The error message or log is needed to know the reason. Most of the crashes for denovo assemblies are due to not enough RAM, can you manually change the kmer to a value lower than considered and give it a try. Is you genome-size ~2.25GB, jellyfish itself might crash in the beginning due to RAM insufficiency. Without the error-log nothing can be certain.
It seems the RAM problem, you even not yet generate the jellyfish output. You should check "error_correct.log".
Thank you both, that is very helpful! I've checked the error_correct.log and noticed that most of the content is that it had "skipped pa(some number): no high quality mer". Occasionally it will say "skipped pa(some number): contaminated read". Are these things that you would expect for a RAM issue? Again I tried to research this problem myself, but there isn't much information out there that says what these mean.
It is not a RAM issue, your data quality does not seem to be good. Did you check the data quality prior, was there any data pre-processing involved? Data quality is the first thing to do, then pre-processing followed by assembly.
I did pre-processing of my mate pairs via Trimmomatic, but someone recommended to me that I not trim my data as masurca has a built-in error correction. Should I rerun masurca with the trimmed data?

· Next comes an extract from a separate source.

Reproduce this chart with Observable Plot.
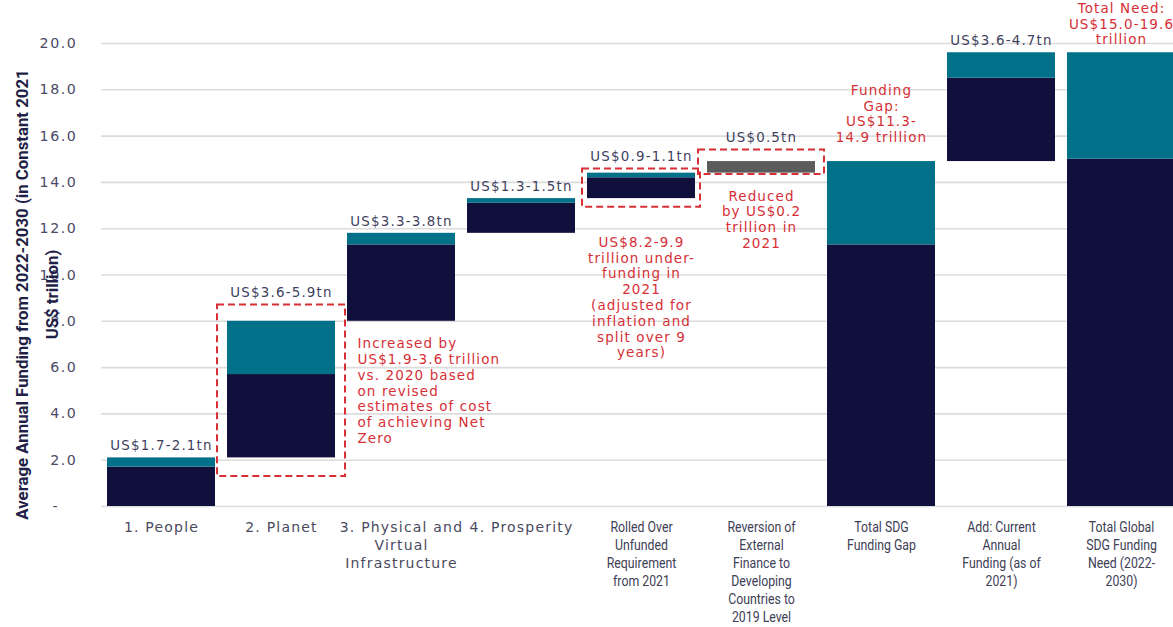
<!DOCTYPE html>
<html><head><meta charset="utf-8">
<script src="https://cdn.jsdelivr.net/npm/d3@7"></script>
<script src="https://cdn.jsdelivr.net/npm/@observablehq/plot@0.6"></script>
<style>
html,body{margin:0;padding:0;background:#fff;}
#chart svg{display:block;overflow:hidden;}
</style></head><body><div id="chart"></div>
<script>
const categories = [
  "1. People",
  "2. Planet",
  "3. Physical and\nVirtual\nInfrastructure",
  "4. Prosperity",
  "Rolled Over\nUnfunded\nRequirement\nfrom 2021",
  "Reversion of\nExternal\nFinance to\nDeveloping\nCountries to\n2019 Level",
  "Total SDG\nFunding Gap",
  "Add: Current\nAnnual\nFunding (as of\n2021)",
  "Total Global\nSDG Funding\nNeed (2022-\n2030)"
];
const darkLow  = [0,   2.1, 8.0,  11.8, 13.3, null, 0,    14.9, 0];
const darkHigh = [1.7, 5.7, 11.3, 13.1, 14.2, null, 11.3, 18.5, 15.0];
const tealHigh = [2.1, 8.0, 11.8, 13.3, 14.4, null, 14.9, 19.6, 19.6];
const grayLow  = [null, null, null, null, null, 14.4, null, null, null];
const grayHigh = [null, null, null, null, null, 14.9, null, null, null];
const valueLabels = ["US$1.7-2.1tn", "US$3.6-5.9tn", "US$3.3-3.8tn", "US$1.3-1.5tn", "US$0.9-1.1tn", "US$0.5tn", null, "US$3.6-4.7tn", null];

const boxIndex = [1, 4, 5];
const boxLow   = [1.3, 12.93, 14.34];
const boxHigh  = [8.7, 14.58, 15.4];
const boxPad   = [10, 5, 9];

const noteIndex = [4, 5, 6, 8];
const noteY = [9.05, 12.41, 16.98, 20.86];
const noteText = [
  "US$8.2-9.9\ntrillion under-\nfunding in\n2021\n(adjusted for\ninflation and\nsplit over 9\nyears)",
  "Reduced\nby US$0.2\ntrillion in\n2021",
  "Funding\nGap:\nUS$11.3-\n14.9 trillion",
  "Total Need:\nUS$15.0-19.6\ntrillion"
];
const planetNote = "Increased by\nUS$1.9-3.6 trillion\nvs. 2020 based\non revised\nestimates of cost\nof achieving Net\nZero";
const planetNoteIndex = 2;
const planetNoteY = 5.01;

const yTicks = [0, 2, 4, 6, 8, 10, 12, 14, 16, 18, 20];
const yTitle = "Average Annual Funding from 2022-2030 (in Constant 2021\nUS$ trillion)";

const navy = "#10103d", teal = "#01718a", gray = "#5b5b5b", red = "#d62f35";
const labelColor = "#3f3f5e";

const rows = categories.map((c, i) => ({
  c, dl: darkLow[i], dh: darkHigh[i], th: tealHigh[i], gl: grayLow[i], gh: grayHigh[i], label: valueLabels[i]
}));
const boxes = boxIndex.map((i, k) => ({c: categories[i], lo: boxLow[k], hi: boxHigh[k]}));
const labelRows = rows.filter(r => r.label).map(r => {
  const k = boxIndex.indexOf(categories.indexOf(r.c));
  return {c: r.c, label: r.label, top: k >= 0 ? boxHigh[k] : (r.th ?? r.gh)};
});
const notes = noteIndex.map((i, k) => ({c: categories[i], y: noteY[k], text: noteText[k]}));

// distinct font sizes identify each text group for the letter-spacing pass below
const fs = {value: 13.4, note: 13.5, ytick: 14.2, xleft: 14, xright: 14.5, title: 16.8};

const chart = Plot.plot({
  width: 1173, height: 627,
  marginLeft: 101, marginRight: 0, marginTop: 38, marginBottom: 121,
  x: {domain: categories, range: [95, 1187], padding: 0.1, axis: null},
  y: {domain: [0, 20], range: [506, 43], axis: null},
  marks: [
    Plot.ruleY(yTicks, {stroke: "#dcdcdc", strokeWidth: 1.6}),
    Plot.barY(rows.filter(r => r.dh != null), {x: "c", y1: "dl", y2: "dh", fill: navy}),
    Plot.barY(rows.filter(r => r.th != null), {x: "c", y1: "dh", y2: "th", fill: teal}),
    Plot.barY(rows.filter(r => r.gh != null), {x: "c", y1: "gl", y2: "gh", fill: gray}),
    ...boxes.map((b, k) => Plot.barY([b], {x: "c", y1: "lo", y2: "hi", fill: "none", stroke: red, strokeWidth: 2, strokeDasharray: "7,4", insetLeft: -boxPad[k], insetRight: -boxPad[k]})),
    Plot.text(labelRows, {x: "c", y: "top", text: "label", dy: -12, fontSize: fs.value, fontFamily: "DejaVu Sans", fill: labelColor}),
    Plot.text(notes, {x: "c", y: "y", text: "text", fontSize: fs.note, fontFamily: "DejaVu Sans", fill: red, lineHeight: 1.17}),
    Plot.text([planetNote], {x: () => categories[planetNoteIndex], y: () => planetNoteY, text: d => d, textAnchor: "start", dx: -44, fontSize: fs.note, fontFamily: "DejaVu Sans", fill: red, lineHeight: 1.17}),
    Plot.axisY({ticks: yTicks, tickFormat: d => d === 0 ? "-\u00a0\u00a0\u00a0" : d.toFixed(1), tickSize: 0, tickPadding: 24, fontSize: fs.ytick, fontFamily: "DejaVu Sans", color: "#4a4a66", label: null}),
    Plot.axisX({ticks: categories.slice(0, 4), tickSize: 0, tickPadding: 13, fontSize: fs.xleft, fontFamily: "DejaVu Sans", lineHeight: 1.29, color: "#4a4a5e", label: null}),
    Plot.axisX({ticks: categories.slice(4), tickSize: 0, tickPadding: 13, fontSize: fs.xright, fontFamily: "Roboto", lineHeight: 1.24, color: "#404056", label: null}),
    Plot.text([yTitle], {frameAnchor: "left", dx: -68, dy: 22, rotate: -90, text: d => d, fontSize: fs.title, fontWeight: "bold", fontFamily: "Roboto", fill: "#1f1f48", lineHeight: 1.8, textAnchor: "middle", lineAnchor: "middle"})
  ]
});
document.getElementById("chart").appendChild(chart);

// text styling: letter spacing and horizontal condensing, keyed on font size
const spacing = {[fs.value]: 1.2, [fs.note]: 1.1, [fs.ytick]: 1.6, [fs.xleft]: 1.2};
chart.querySelectorAll("g[font-size]").forEach(g => {
  const size = +g.getAttribute("font-size");
  if (spacing[size] != null) {
    g.querySelectorAll("text").forEach(t => t.setAttribute("letter-spacing", spacing[size]));
  }
  if (size === fs.xright) {
    g.querySelectorAll("text").forEach(t => {
      t.setAttribute("transform", (t.getAttribute("transform") || "") + " scale(0.85,1)");
    });
  }
});
</script>
</body></html>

I have to ask, is that mate-pair or paired-end data? Are you trying to run the assembly directly on mate-pair data? You need to check the duplication rates of your reads first also better check other quality metrics like overrepresented sequences. As Masurca already suggests there seems to be contamination too.
I'm almost certain that my data is mate-pair, but I'm not entirely certain due to the lack of information provided when I got this research project. How can I distinguish between mate-pair and paired-end?

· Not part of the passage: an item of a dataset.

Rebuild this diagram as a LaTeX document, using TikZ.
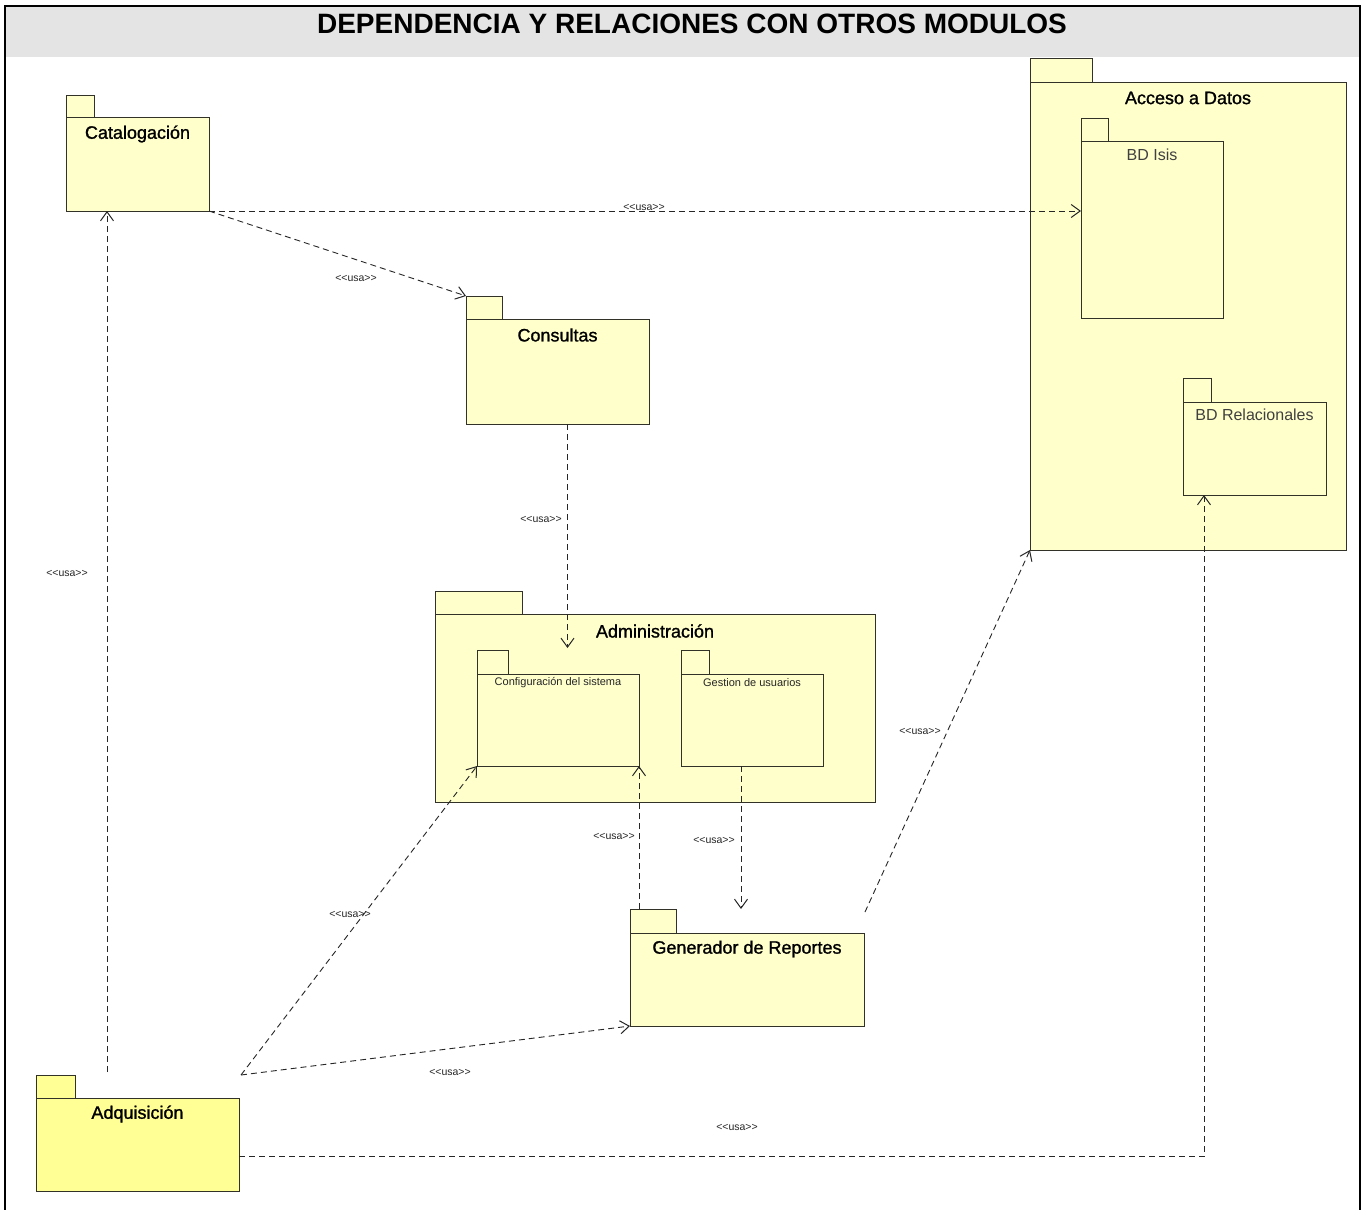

A quick way to find out whether your data is mate-pair reads.
Circularized Duplicate Junction Adapter
CTGTCTCTTATACACATCTAGATGTGTATAAGAGACAG
Circularized Single Junction Adapter
CTGTCTCTTATACACATCT
Circularized Single Junction Adapter Reverse Complement
AGATGTGTATAAGAGACAG
using ' grep "one of the above adapter sequence" reads_file' to see whether your reads have mate-pair library adapter. And if your data are mate-pair, you will find the adapter sequence.
DATA PE = pa 500.. represents your data to be paired-end. This is wrong since you say the data is matepair. Usually insert sizes for matepairs are really high while paired-end can go upto 700bp. Try looking into the insert-size distribution and duplication rates, both are high for mate-pairs.
The library construction for mate-pair and pair-end is different. And based on the insert size "500", it seems pair-end. So you either asked the people who sequenced the data or map your reads to close-relate species to estimate the insert size. PS, you can run MaSurCA with pre-process data even the manual suggest not.